• STATED TASK
Go through the material and write it all out exactly, minus the pictures.

• DATA BLOCK

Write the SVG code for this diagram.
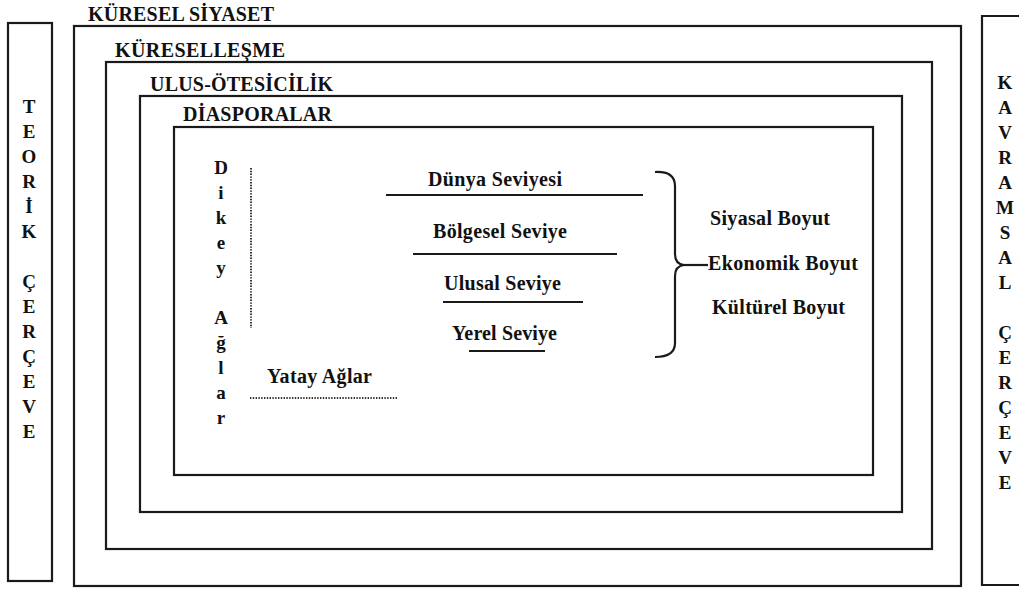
<svg xmlns="http://www.w3.org/2000/svg" width="1019" height="592" viewBox="0 0 1019 592">
<style>
.t{font-family:"Liberation Serif","Times New Roman",serif;font-weight:700;font-size:20px;fill:#111}
.v{font-family:"Liberation Serif","Times New Roman",serif;font-weight:700;font-size:19px;fill:#111;text-anchor:middle}
.box{fill:none;stroke:#1a1a1a;stroke-width:2.2}
.ln{stroke:#1a1a1a;stroke-width:2.2;fill:none}
.dot{stroke:#333;stroke-width:2;stroke-dasharray:1.4 1.4;fill:none}
</style>
<rect width="1019" height="592" fill="#fff"/>
<g id="teorik-cerceve">
<rect class="box" x="8" y="23" width="44" height="558"/>
<text class="v" x="29"><tspan x="29" y="113">T</tspan><tspan x="29" y="138">E</tspan><tspan x="29" y="163">O</tspan><tspan x="29" y="188">R</tspan><tspan x="29" y="213">İ</tspan><tspan x="29" y="238">K</tspan><tspan x="29" y="288">Ç</tspan><tspan x="29" y="313">E</tspan><tspan x="29" y="338">R</tspan><tspan x="29" y="363">Ç</tspan><tspan x="29" y="388">E</tspan><tspan x="29" y="413">V</tspan><tspan x="29" y="438">E</tspan></text>
</g>
<g id="kavramsal-cerceve">
<path class="box" d="M1025 16 H982 V585 H1025"/>
<text class="v" x="1005"><tspan x="1005" y="89">K</tspan><tspan x="1005" y="114">A</tspan><tspan x="1005" y="139">V</tspan><tspan x="1005" y="164">R</tspan><tspan x="1005" y="189">A</tspan><tspan x="1005" y="214">M</tspan><tspan x="1005" y="239">S</tspan><tspan x="1005" y="264">A</tspan><tspan x="1005" y="289">L</tspan><tspan x="1005" y="339">Ç</tspan><tspan x="1005" y="364">E</tspan><tspan x="1005" y="389">R</tspan><tspan x="1005" y="414">Ç</tspan><tspan x="1005" y="439">E</tspan><tspan x="1005" y="464">V</tspan><tspan x="1005" y="489">E</tspan></text>
</g>
<g id="kuresel-siyaset">
<rect class="box" x="74" y="26" width="887" height="560"/>
<text class="t" x="88" y="21" textLength="186">KÜRESEL SİYASET</text>
</g>
<g id="kuresellesme">
<rect class="box" x="106" y="62" width="826" height="487"/>
<text class="t" x="115" y="57" textLength="170">KÜRESELLEŞME</text>
</g>
<g id="ulus-otesicilik">
<rect class="box" x="140" y="96" width="762" height="416"/>
<text class="t" x="150" y="91" textLength="183">ULUS-ÖTESİCİLİK</text>
</g>
<g id="diasporalar">
<rect class="box" x="174" y="127" width="699" height="348"/>
<text class="t" x="183" y="121" textLength="149">DİASPORALAR</text>
</g>
<g id="dikey-aglar">
<text class="v" x="221"><tspan x="221" y="174">D</tspan><tspan x="221" y="199">i</tspan><tspan x="221" y="224">k</tspan><tspan x="221" y="249">e</tspan><tspan x="221" y="274">y</tspan><tspan x="221" y="324">A</tspan><tspan x="221" y="349">ğ</tspan><tspan x="221" y="374">l</tspan><tspan x="221" y="399">a</tspan><tspan x="221" y="424">r</tspan></text>
</g>
<g id="yatay-aglar">
<text class="t" x="267" y="383" textLength="105">Yatay Ağlar</text>
</g>
<g id="seviyeler">
<text class="t" x="428" y="186" textLength="134">Dünya Seviyesi</text>
<text class="t" x="433" y="238" textLength="134">Bölgesel Seviye</text>
<text class="t" x="444" y="290" textLength="117">Ulusal Seviye</text>
<text class="t" x="452" y="340" textLength="105">Yerel Seviye</text>
</g>
<g id="boyutlar">
<text class="t" x="710" y="225" textLength="120">Siyasal Boyut</text>
<text class="t" x="708" y="270" textLength="150">Ekonomik Boyut</text>
<text class="t" x="712" y="314" textLength="133">Kültürel Boyut</text>
</g>
<g id="connectors">
<line class="dot" x1="251" y1="168" x2="251" y2="328"/>
<line class="dot" x1="250" y1="398" x2="398" y2="398"/>
<line class="ln" x1="386" y1="195" x2="643" y2="195"/>
<line class="ln" x1="413" y1="254" x2="617" y2="254"/>
<line class="ln" x1="443" y1="302" x2="583" y2="302"/>
<line class="ln" x1="469" y1="351" x2="545" y2="351"/>
<path class="ln" d="M655 172 Q675 171 675 186 L675 254 Q675 264 684 265 Q675 266 675 276 L675 343 Q675 357 655 357"/>
<line class="ln" x1="684" y1="265" x2="708" y2="265"/>
</g>
</svg>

• REPLY
Write the SVG code for this diagram.
<svg xmlns="http://www.w3.org/2000/svg" width="1019" height="592" viewBox="0 0 1019 592">
<style>
.t{font-family:"Liberation Serif","Times New Roman",serif;font-weight:700;font-size:20px;fill:#111}
.v{font-family:"Liberation Serif","Times New Roman",serif;font-weight:700;font-size:19px;fill:#111;text-anchor:middle}
.box{fill:none;stroke:#1a1a1a;stroke-width:2.2}
.ln{stroke:#1a1a1a;stroke-width:2.2;fill:none}
.dot{stroke:#333;stroke-width:2;stroke-dasharray:1.4 1.4;fill:none}
</style>
<rect width="1019" height="592" fill="#fff"/>
<g id="teorik-cerceve">
<rect class="box" x="8" y="23" width="44" height="558"/>
<text class="v" x="29"><tspan x="29" y="113">T</tspan><tspan x="29" y="138">E</tspan><tspan x="29" y="163">O</tspan><tspan x="29" y="188">R</tspan><tspan x="29" y="213">İ</tspan><tspan x="29" y="238">K</tspan><tspan x="29" y="288">Ç</tspan><tspan x="29" y="313">E</tspan><tspan x="29" y="338">R</tspan><tspan x="29" y="363">Ç</tspan><tspan x="29" y="388">E</tspan><tspan x="29" y="413">V</tspan><tspan x="29" y="438">E</tspan></text>
</g>
<g id="kavramsal-cerceve">
<path class="box" d="M1025 16 H982 V585 H1025"/>
<text class="v" x="1005"><tspan x="1005" y="89">K</tspan><tspan x="1005" y="114">A</tspan><tspan x="1005" y="139">V</tspan><tspan x="1005" y="164">R</tspan><tspan x="1005" y="189">A</tspan><tspan x="1005" y="214">M</tspan><tspan x="1005" y="239">S</tspan><tspan x="1005" y="264">A</tspan><tspan x="1005" y="289">L</tspan><tspan x="1005" y="339">Ç</tspan><tspan x="1005" y="364">E</tspan><tspan x="1005" y="389">R</tspan><tspan x="1005" y="414">Ç</tspan><tspan x="1005" y="439">E</tspan><tspan x="1005" y="464">V</tspan><tspan x="1005" y="489">E</tspan></text>
</g>
<g id="kuresel-siyaset">
<rect class="box" x="74" y="26" width="887" height="560"/>
<text class="t" x="88" y="21" textLength="186">KÜRESEL SİYASET</text>
</g>
<g id="kuresellesme">
<rect class="box" x="106" y="62" width="826" height="487"/>
<text class="t" x="115" y="57" textLength="170">KÜRESELLEŞME</text>
</g>
<g id="ulus-otesicilik">
<rect class="box" x="140" y="96" width="762" height="416"/>
<text class="t" x="150" y="91" textLength="183">ULUS-ÖTESİCİLİK</text>
</g>
<g id="diasporalar">
<rect class="box" x="174" y="127" width="699" height="348"/>
<text class="t" x="183" y="121" textLength="149">DİASPORALAR</text>
</g>
<g id="dikey-aglar">
<text class="v" x="221"><tspan x="221" y="174">D</tspan><tspan x="221" y="199">i</tspan><tspan x="221" y="224">k</tspan><tspan x="221" y="249">e</tspan><tspan x="221" y="274">y</tspan><tspan x="221" y="324">A</tspan><tspan x="221" y="349">ğ</tspan><tspan x="221" y="374">l</tspan><tspan x="221" y="399">a</tspan><tspan x="221" y="424">r</tspan></text>
</g>
<g id="yatay-aglar">
<text class="t" x="267" y="383" textLength="105">Yatay Ağlar</text>
</g>
<g id="seviyeler">
<text class="t" x="428" y="186" textLength="134">Dünya Seviyesi</text>
<text class="t" x="433" y="238" textLength="134">Bölgesel Seviye</text>
<text class="t" x="444" y="290" textLength="117">Ulusal Seviye</text>
<text class="t" x="452" y="340" textLength="105">Yerel Seviye</text>
</g>
<g id="boyutlar">
<text class="t" x="710" y="225" textLength="120">Siyasal Boyut</text>
<text class="t" x="708" y="270" textLength="150">Ekonomik Boyut</text>
<text class="t" x="712" y="314" textLength="133">Kültürel Boyut</text>
</g>
<g id="connectors">
<line class="dot" x1="251" y1="168" x2="251" y2="328"/>
<line class="dot" x1="250" y1="398" x2="398" y2="398"/>
<line class="ln" x1="386" y1="195" x2="643" y2="195"/>
<line class="ln" x1="413" y1="254" x2="617" y2="254"/>
<line class="ln" x1="443" y1="302" x2="583" y2="302"/>
<line class="ln" x1="469" y1="351" x2="545" y2="351"/>
<path class="ln" d="M655 172 Q675 171 675 186 L675 254 Q675 264 684 265 Q675 266 675 276 L675 343 Q675 357 655 357"/>
<line class="ln" x1="684" y1="265" x2="708" y2="265"/>
</g>
</svg>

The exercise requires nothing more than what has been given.